MySpace was once the most prominent social networking site in the world. During the mid-to-late 2000s, it peaked with over 75 million users. For close to a decade, the company enjoyed great success with every metric witnessing an upward trend. Things however took a turn when Facebook entered the market with unique features and it soon overtook MySpace.
While financial aspects and poor management are attributed as major factors behind the fall of MySpace, other factors were also at play. As per industry experts, the inability to prioritize user experience led to the downfall of once a flourishing enterprise. Since Facebook offered a more user-friendly experience and understood customer lifecycle better, users migrated to it, resulting in the decline of a promising business.
This example highlights the value of understanding and prioritizing the customer lifecycle. It also emphasizes the virtues of anticipating and meeting customer needs. More so, successful enterprises are aware of the value of providing a positive user experience, adapting to the changes, and maintaining customer trust.
In this blog, we will explore customer lifecycle management in detail, understand its importance and stages, and also learn about the steps to manage a customer lifecycle.
But first, let’s get started with understanding what the customer lifecycle is…
What is the Customer Lifecycle?
The customer lifecycle is the depiction of the stages a buyer goes through on their journey with a brand. It describes all the stages that the buyer follows, from awareness to making a final purchase decision. Also known as the customer experience lifecycle, it also refers to the stages that a customer passes through while interacting with a brand.
For a business, understanding the customer lifecycle is key to identifying opportunities for improvement and tailoring its customer service efforts. Businesses can build stronger bonds with customers and increase customer loyalty when it takes customer lifecycle management seriously.
What is Customer Lifecycle Management?
Customer Lifecycle Management (CLM) is a strategic approach to manage and optimize the entire customer lifecycle. It involves the practices that businesses adopt to understand and cater to the needs of customers at each stage of their journey. The purpose of CLM is to maximize customer satisfaction and retention, resulting in long-term value.

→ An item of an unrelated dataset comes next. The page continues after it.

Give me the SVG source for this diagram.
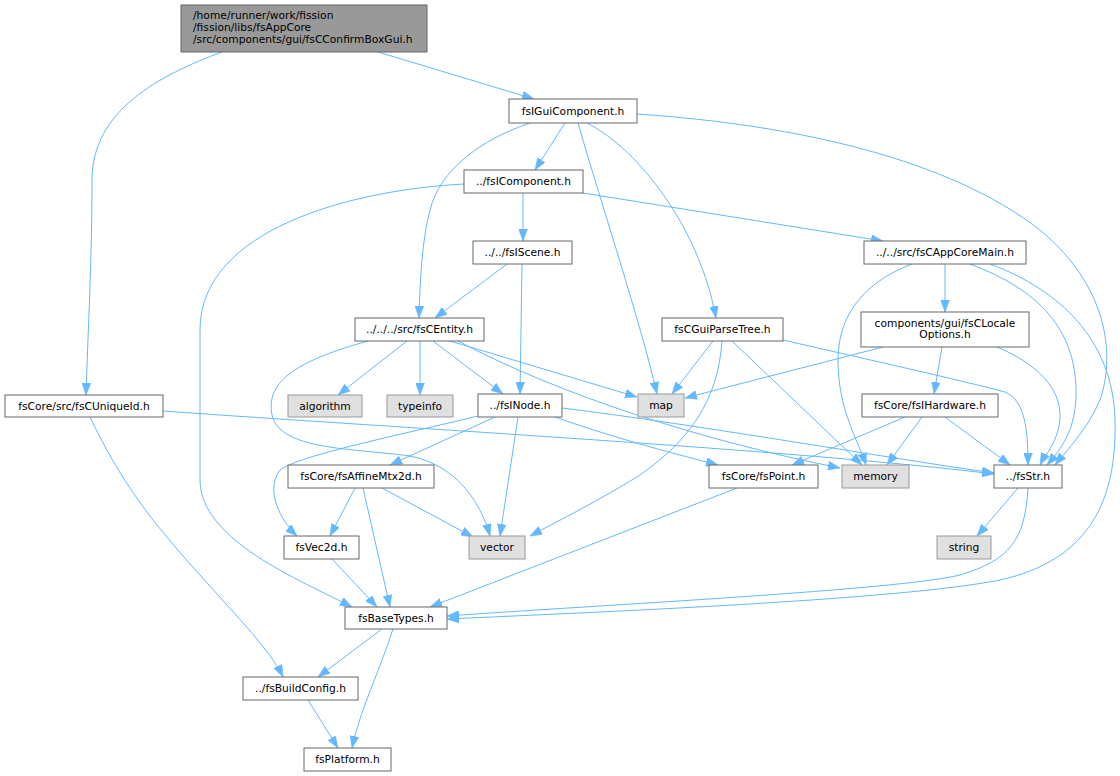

The main goal of customer lifecycle management is to optimize the customer experience at each stage and guide decision-making by leveraging insights. From collecting and analyzing customer data to using CRM tools, it involves the implementation of various strategies.
A business that uses lifecycle management steps is able to enhance customer satisfaction and drive loyalty, which can lead to improved performance and profitability in the long run. The key components of CLM include Customer Acquisition, Customer Onboarding, Customer Engagement, Customer Retention, Customer Expansion and Customer Advocacy.
The 5 Stages of the Customer Experience Lifecycle
The customer lifecycle journey consists of various stages denoting all the interactions between a customer and the brand. This lifecycle is not linear and varies across customer segments and industries. Managing the customer lifecycle and monitoring strategies at each stage is vital to meeting the constantly changing customer expectations.
Here are the stages of the customer lifecycle –
- Awareness – In this stage, the focus of a business is to make the potential customer know its products, services, and brand. Generating brand visibility and attracting prospects are the two vital tasks of the awareness stage. To realize the goal, the business has to leverage various marketing efforts such as ads, content marketing, SEO, and social media
- Consideration – In this stage, customers research everything about your brand, including pricing, features, and quality aspects of the product and services. Since they are already aware of your brand, they will compare your offerings with your competitors and evaluate and all this happens in the consideration stage.
- Purchase – Now that customers have considered your offerings and evaluated your brand on different parameters, they are ready to make a purchase. In this stage, a business should focus on ensuring a seamless and frictionless buying experience so that prospects could be turned into paying customers.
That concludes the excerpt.